A FORMER independent candidate has said there needs to be an alternative vision for Colchester’s controversial local plan.

Christopher Hill, who stood as an independent candidate for Greenstead in the Colchester Council elections last year, has joined other campaign groups to call for a re-evaluation.

He said there were concerns with the local plan as a whole, but there were particular issues over the three proposed garden communities.

A petition has been set up and already has 398 signatures out of a target of 500.

It is being distributed with the help of the Campaign Against Urban Sprawl in Essex and Hands Off Wivenhoe.

The groups say the plans for garden communities are “financially unsound, demonstrating poor positioning of new development, and are failing to address the massive impact on rural and coastal communities”.

The petition said: “We call on our North Essex councils to re-evaluate the local plan and the process which created it and to listen more carefully to our community’s response to the consultations.

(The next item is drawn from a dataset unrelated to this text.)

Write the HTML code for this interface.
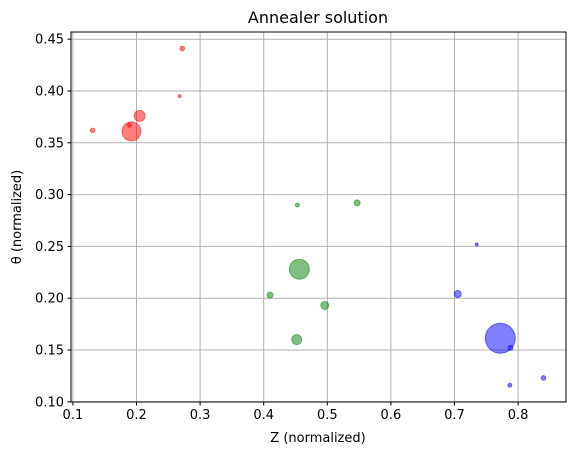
<!DOCTYPE html>
<html><head><meta charset="utf-8"><style>
body{margin:0;background:#fff}
svg{display:block;font-family:"DejaVu Sans","Liberation Sans",sans-serif}
</style></head><body>
<svg id="chart" width="576" height="455" viewBox="0 0 576 455">
<rect width="576" height="455" fill="#fff"/>
<g id="grid"></g>
<g id="pts"></g>
<rect x="71" y="32" width="495" height="370" fill="none" stroke="#000" stroke-width="1"/>
<g id="ticks" font-size="13" fill="#000"></g>
<text x="318" y="23" text-anchor="middle" font-size="16">Annealer solution</text>
<text x="318" y="442" text-anchor="middle" font-size="13">Z (normalized)</text>
<text x="21" y="217" text-anchor="middle" font-size="13" transform="rotate(-90 21 217)">θ (normalized)</text>
</svg>
<script>
const xTicks=[0.1,0.2,0.3,0.4,0.5,0.6,0.7,0.8];
const yTicks=[0.10,0.15,0.20,0.25,0.30,0.35,0.40,0.45];
const redX=[0.272,0.268,0.205,0.192,0.189,0.131];
const redY=[0.441,0.395,0.376,0.361,0.367,0.362];
const redR=[2.3,1.5,5.5,9.5,2,2.3];
const greenX=[0.456,0.452,0.496,0.410,0.547,0.453];
const greenY=[0.228,0.160,0.193,0.203,0.292,0.290];
const greenR=[10,5,4,3,3,2];
const blueX=[0.735,0.705,0.772,0.788,0.787,0.840];
const blueY=[0.252,0.204,0.1613,0.152,0.116,0.123];
const blueR=[1.5,3.5,15,2.5,2,2.3];
const X=v=>136.5+(v-0.2)*636;
const Y=v=>91+(0.40-v)*1036;
const NS="http://www.w3.org/2000/svg";
const grid=document.getElementById('grid'),ticks=document.getElementById('ticks'),pts=document.getElementById('pts');
function mk(t,a,p){const e=document.createElementNS(NS,t);for(const k in a)e.setAttribute(k,a[k]);p.appendChild(e);return e;}
xTicks.forEach(v=>{const x=X(v);
 const g=mk('line',{x1:x,x2:x,y1:32,y2:402,stroke:'#b0b0b0','stroke-width':1},grid);
 
 
 const t=mk('line',{x1:x,x2:x,y1:402,y2:405.5,stroke:'#000'},ticks);
 
 
 const l=mk('text',{x:x,y:419,'text-anchor':'middle'},ticks);l.textContent=v.toFixed(1);
 
 
});
yTicks.forEach(v=>{const y=Y(v);
 const g=mk('line',{x1:71,x2:566,y1:y,y2:y,stroke:'#b0b0b0','stroke-width':1},grid);
 
 
 const t=mk('line',{x1:67.5,x2:71,y1:y,y2:y,stroke:'#000'},ticks);
 
 
 const l=mk('text',{x:64,y:y+4.5,'text-anchor':'end'},ticks);l.textContent=v.toFixed(2);
 
 
});
function series(xs,ys,rs,col,name){xs.forEach((v,i)=>{
 const c=mk('circle',{cx:X(v),cy:Y(ys[i]),r:rs[i],fill:col,'fill-opacity':0.5,stroke:col,'stroke-opacity':0.5,'stroke-width':1},pts);
 
 
});}
series(redX,redY,redR,'#ff0000','red-point');
series(greenX,greenY,greenR,'#008000','green-point');
series(blueX,blueY,blueR,'#0000ff','blue-point');
</script>
</body></html>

“We call for candidates in the May local elections who are independently-minded, and who are willing to stand up against the current vision, and who will champion a community-led rather than centrally imposed plan.”

Mr Hill said: “There is not an independent or alternative voice. We need people to be standing against this as there is no talk of a different vision.

“There were no options, it was just: ‘This is what we are going to do.’” Mike Clark, who was the independent candidate in Shrub End by-election last year is also behind the petition.

A spokesman for Colchester, Tendring and Essex councils said: “The draft local plans, including the ambitious proposals for the North Essex Garden Communities, have been the subject of a recent rigorous planning inspectorate examination covering a wide range of issues, including the concerns raised in the petition.

“We are currently awaiting the planning inspector’s recommendation. We take the views of residents very seriously which is why the draft local plans were subject to extensive public consultations.”